Records from a dataset:
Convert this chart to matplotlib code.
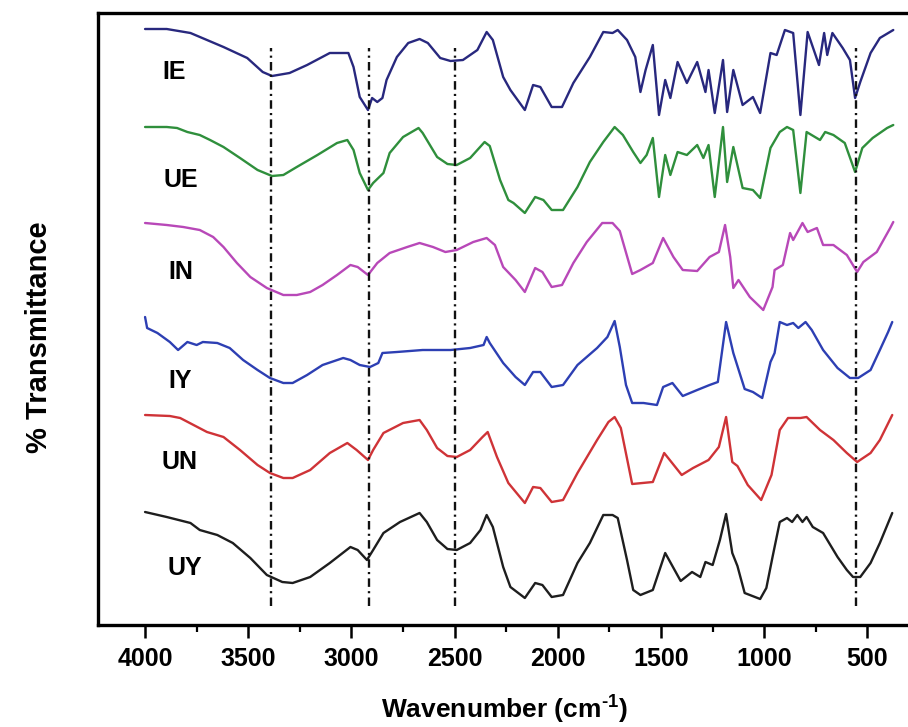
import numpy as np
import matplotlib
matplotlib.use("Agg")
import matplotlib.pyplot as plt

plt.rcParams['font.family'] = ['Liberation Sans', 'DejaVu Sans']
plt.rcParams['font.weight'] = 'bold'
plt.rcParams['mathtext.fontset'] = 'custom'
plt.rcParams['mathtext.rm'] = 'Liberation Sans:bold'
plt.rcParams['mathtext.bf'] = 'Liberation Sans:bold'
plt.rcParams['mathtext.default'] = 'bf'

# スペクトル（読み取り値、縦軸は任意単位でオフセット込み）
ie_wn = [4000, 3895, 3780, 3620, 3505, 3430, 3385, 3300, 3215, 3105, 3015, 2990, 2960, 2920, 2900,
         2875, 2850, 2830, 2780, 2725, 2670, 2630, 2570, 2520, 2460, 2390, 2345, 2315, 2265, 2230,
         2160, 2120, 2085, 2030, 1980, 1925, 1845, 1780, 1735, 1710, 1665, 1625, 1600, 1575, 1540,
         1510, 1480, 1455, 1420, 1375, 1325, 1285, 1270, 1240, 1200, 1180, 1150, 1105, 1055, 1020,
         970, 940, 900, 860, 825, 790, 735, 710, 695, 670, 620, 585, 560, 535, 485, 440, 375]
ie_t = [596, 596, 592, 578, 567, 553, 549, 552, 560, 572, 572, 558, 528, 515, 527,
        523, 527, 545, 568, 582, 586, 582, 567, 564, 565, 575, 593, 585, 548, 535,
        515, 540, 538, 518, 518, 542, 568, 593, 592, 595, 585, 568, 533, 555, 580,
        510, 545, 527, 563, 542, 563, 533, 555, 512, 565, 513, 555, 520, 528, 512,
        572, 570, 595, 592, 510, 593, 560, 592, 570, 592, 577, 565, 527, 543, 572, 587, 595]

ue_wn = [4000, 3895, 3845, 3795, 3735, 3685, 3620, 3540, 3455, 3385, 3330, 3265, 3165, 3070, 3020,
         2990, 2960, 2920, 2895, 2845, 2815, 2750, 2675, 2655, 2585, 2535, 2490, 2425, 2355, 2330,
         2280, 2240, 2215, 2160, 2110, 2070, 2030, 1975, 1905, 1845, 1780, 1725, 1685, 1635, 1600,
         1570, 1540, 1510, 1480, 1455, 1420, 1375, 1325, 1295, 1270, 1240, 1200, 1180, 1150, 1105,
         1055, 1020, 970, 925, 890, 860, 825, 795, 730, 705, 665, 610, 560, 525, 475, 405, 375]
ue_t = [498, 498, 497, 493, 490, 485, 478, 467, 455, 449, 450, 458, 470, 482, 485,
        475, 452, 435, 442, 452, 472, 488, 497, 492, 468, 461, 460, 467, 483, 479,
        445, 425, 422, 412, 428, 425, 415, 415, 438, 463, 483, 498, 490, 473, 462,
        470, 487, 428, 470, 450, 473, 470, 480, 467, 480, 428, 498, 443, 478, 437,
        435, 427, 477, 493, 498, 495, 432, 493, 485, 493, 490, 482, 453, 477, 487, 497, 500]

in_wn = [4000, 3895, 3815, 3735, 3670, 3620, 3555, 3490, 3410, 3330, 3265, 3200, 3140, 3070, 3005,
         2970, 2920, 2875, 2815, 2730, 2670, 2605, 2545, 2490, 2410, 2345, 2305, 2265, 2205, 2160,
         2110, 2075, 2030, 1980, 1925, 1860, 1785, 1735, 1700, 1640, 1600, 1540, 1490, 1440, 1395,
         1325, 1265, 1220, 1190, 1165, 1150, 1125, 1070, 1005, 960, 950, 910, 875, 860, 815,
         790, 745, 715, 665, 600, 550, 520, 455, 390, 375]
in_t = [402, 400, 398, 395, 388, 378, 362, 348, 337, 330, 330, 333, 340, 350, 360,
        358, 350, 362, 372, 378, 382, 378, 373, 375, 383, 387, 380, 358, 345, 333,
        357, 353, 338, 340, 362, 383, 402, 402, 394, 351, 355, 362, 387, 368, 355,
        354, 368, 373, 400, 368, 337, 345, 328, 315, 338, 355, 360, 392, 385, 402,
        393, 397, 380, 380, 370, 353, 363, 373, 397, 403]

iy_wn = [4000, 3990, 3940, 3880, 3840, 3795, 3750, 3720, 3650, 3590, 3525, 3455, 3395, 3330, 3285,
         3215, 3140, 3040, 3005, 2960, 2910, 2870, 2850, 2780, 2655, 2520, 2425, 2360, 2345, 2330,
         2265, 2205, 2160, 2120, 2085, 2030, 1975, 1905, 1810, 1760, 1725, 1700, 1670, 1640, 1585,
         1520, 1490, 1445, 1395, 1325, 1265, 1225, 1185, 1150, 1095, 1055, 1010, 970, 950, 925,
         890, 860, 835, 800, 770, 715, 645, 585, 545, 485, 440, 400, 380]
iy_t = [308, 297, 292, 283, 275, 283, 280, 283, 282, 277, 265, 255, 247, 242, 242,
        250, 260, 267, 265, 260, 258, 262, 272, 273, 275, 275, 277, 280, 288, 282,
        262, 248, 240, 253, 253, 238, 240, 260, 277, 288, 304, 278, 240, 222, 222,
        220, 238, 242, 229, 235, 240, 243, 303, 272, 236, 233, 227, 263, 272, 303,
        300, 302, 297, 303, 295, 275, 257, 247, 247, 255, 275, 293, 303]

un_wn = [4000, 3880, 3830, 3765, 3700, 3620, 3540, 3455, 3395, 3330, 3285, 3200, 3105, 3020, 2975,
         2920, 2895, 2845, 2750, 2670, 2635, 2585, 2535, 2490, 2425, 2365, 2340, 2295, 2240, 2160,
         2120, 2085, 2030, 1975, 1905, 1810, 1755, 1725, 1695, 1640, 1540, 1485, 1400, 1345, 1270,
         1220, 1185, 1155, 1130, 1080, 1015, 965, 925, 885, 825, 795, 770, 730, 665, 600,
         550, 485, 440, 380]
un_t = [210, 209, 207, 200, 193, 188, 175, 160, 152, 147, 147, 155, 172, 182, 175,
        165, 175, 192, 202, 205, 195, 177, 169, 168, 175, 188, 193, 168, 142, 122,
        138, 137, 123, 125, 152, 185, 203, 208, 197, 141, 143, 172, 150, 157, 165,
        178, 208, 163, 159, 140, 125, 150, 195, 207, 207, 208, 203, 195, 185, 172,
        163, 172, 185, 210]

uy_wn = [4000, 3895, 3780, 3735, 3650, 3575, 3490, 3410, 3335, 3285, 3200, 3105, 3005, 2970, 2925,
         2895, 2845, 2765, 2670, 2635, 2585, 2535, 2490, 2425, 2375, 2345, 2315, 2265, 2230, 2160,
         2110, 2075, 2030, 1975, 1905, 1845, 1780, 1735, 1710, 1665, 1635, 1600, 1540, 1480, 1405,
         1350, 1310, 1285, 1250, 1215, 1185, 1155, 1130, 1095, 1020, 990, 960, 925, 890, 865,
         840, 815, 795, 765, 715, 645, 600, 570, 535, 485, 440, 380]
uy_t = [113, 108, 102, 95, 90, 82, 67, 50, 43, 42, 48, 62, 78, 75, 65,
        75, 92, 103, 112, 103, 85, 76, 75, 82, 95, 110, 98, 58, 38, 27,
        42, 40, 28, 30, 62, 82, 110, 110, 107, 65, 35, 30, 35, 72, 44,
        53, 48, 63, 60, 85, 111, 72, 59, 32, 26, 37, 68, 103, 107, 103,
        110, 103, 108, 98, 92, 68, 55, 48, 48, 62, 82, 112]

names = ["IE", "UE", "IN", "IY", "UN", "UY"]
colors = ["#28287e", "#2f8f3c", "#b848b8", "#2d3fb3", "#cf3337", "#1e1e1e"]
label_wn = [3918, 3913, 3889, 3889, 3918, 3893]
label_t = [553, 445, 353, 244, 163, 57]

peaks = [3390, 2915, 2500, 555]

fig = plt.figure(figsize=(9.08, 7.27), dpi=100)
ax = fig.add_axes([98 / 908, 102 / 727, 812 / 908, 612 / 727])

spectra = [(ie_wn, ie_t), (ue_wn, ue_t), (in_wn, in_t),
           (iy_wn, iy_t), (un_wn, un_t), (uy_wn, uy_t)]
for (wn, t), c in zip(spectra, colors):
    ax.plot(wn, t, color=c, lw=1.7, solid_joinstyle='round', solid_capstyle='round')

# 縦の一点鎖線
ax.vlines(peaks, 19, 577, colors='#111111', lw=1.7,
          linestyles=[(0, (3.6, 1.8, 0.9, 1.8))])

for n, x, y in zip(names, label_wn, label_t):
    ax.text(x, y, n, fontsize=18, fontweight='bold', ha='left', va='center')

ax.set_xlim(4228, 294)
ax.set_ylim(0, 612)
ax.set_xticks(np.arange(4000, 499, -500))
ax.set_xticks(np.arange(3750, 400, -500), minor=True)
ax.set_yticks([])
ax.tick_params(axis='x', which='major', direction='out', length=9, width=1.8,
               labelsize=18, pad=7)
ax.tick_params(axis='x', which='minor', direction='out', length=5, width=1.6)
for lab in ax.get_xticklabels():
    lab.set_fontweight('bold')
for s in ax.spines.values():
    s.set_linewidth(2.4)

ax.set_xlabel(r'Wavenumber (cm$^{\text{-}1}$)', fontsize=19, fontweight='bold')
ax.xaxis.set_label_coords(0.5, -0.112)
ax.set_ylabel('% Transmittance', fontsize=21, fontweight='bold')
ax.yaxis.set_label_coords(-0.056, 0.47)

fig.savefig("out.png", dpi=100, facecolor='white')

---

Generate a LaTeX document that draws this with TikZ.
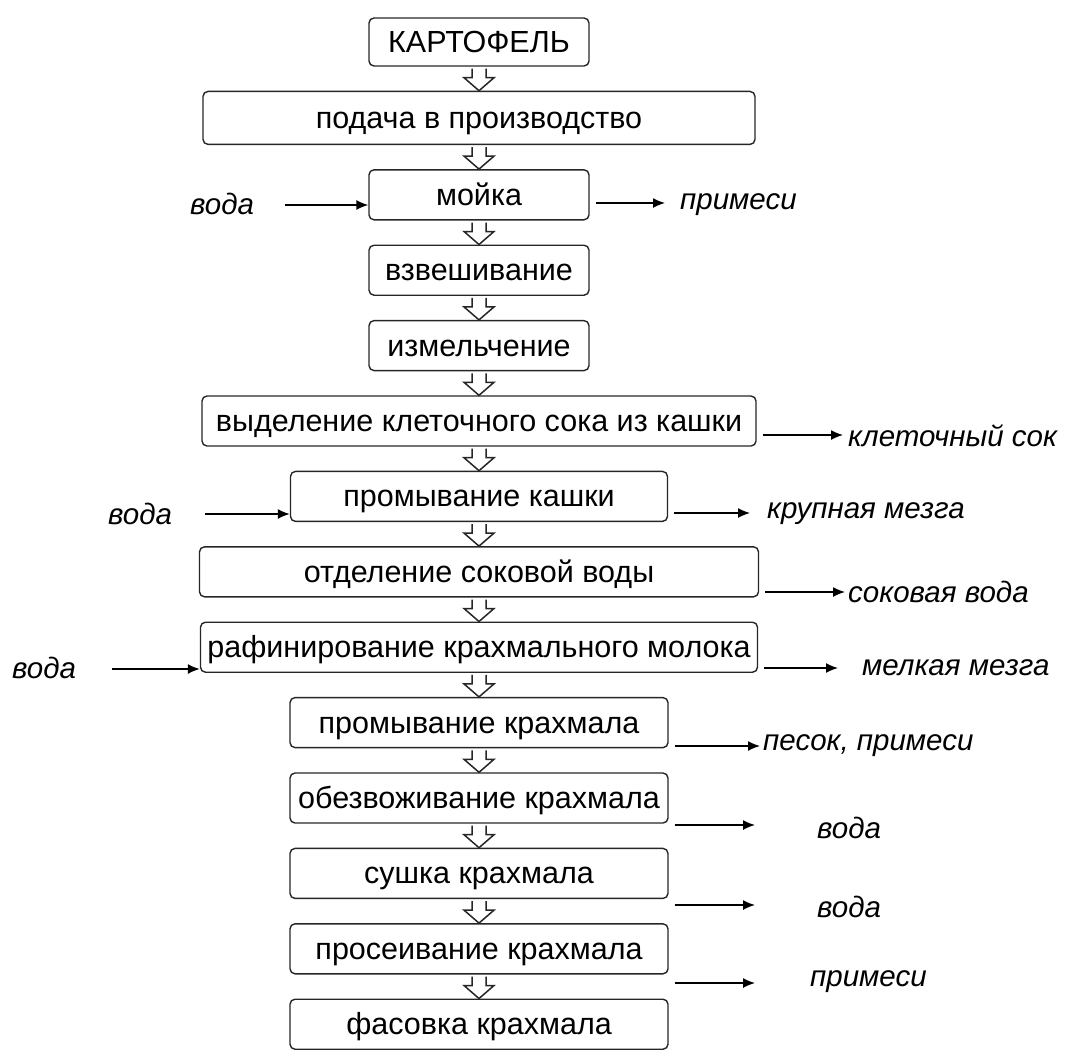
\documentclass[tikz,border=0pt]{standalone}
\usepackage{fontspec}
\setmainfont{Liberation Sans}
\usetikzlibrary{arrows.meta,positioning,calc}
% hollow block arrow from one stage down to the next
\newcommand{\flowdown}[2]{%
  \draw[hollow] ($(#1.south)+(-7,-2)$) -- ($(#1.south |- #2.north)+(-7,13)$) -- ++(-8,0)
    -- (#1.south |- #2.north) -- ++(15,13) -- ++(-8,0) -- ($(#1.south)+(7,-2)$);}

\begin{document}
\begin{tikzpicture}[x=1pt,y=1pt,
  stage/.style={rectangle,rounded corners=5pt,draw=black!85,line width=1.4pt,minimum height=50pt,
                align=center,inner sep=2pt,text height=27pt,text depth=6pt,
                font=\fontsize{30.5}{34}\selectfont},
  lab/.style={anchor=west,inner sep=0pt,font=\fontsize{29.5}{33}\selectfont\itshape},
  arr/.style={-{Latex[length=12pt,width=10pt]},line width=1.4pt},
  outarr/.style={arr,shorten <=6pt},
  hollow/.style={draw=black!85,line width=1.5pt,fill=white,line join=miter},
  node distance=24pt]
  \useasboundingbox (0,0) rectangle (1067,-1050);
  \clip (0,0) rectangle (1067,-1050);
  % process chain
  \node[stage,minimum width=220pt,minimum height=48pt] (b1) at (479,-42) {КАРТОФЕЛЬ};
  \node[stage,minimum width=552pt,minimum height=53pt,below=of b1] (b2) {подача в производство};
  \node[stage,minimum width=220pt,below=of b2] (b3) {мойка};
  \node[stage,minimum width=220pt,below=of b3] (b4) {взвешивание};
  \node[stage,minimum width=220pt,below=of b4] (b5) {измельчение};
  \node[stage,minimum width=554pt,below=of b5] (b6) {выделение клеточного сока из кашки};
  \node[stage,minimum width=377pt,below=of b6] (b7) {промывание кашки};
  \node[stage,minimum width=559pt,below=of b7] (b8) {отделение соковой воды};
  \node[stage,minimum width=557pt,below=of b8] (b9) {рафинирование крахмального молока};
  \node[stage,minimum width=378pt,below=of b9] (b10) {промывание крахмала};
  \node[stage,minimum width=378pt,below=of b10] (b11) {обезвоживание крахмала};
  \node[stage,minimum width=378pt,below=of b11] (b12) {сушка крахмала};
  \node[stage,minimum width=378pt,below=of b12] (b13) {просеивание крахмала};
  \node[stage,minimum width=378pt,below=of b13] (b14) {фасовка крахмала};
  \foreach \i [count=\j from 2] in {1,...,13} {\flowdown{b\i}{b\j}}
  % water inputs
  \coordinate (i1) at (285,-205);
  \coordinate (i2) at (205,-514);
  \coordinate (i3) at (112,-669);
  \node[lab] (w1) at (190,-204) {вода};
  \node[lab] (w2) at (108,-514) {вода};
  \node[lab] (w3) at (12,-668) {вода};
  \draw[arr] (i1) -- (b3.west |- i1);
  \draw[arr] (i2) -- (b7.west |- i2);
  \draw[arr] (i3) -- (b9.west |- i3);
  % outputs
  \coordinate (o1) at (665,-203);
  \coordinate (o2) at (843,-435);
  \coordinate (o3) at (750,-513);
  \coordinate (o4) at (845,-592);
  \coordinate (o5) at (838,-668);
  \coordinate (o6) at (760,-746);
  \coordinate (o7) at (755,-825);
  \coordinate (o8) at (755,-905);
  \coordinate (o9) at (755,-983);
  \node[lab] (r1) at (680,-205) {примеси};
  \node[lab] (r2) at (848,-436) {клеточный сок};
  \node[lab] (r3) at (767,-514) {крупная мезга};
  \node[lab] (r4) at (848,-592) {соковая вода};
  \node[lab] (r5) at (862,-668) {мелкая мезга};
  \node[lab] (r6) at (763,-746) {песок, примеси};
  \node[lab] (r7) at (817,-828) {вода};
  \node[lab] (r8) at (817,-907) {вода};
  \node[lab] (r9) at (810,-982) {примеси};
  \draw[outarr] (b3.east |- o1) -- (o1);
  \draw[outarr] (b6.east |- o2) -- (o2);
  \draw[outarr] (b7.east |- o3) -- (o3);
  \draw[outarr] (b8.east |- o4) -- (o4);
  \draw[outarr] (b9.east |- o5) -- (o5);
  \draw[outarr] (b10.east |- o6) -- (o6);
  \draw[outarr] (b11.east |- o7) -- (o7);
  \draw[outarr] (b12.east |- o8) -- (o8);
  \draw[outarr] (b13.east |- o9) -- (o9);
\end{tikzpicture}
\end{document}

**Short exercise:**
Include both the line containing "Generate a LaTeX" and the line containing "-- (#1.south |- #2.north)" when you write out everything between them, exactly. Leave the pictures out.

**Completed exercise:**
Generate a LaTeX document that draws this with TikZ.
\documentclass[tikz,border=0pt]{standalone}
\usepackage{fontspec}
\setmainfont{Liberation Sans}
\usetikzlibrary{arrows.meta,positioning,calc}
% hollow block arrow from one stage down to the next
\newcommand{\flowdown}[2]{%
  \draw[hollow] ($(#1.south)+(-7,-2)$) -- ($(#1.south |- #2.north)+(-7,13)$) -- ++(-8,0)
    -- (#1.south |- #2.north) -- ++(15,13) -- ++(-8,0) -- ($(#1.south)+(7,-2)$);}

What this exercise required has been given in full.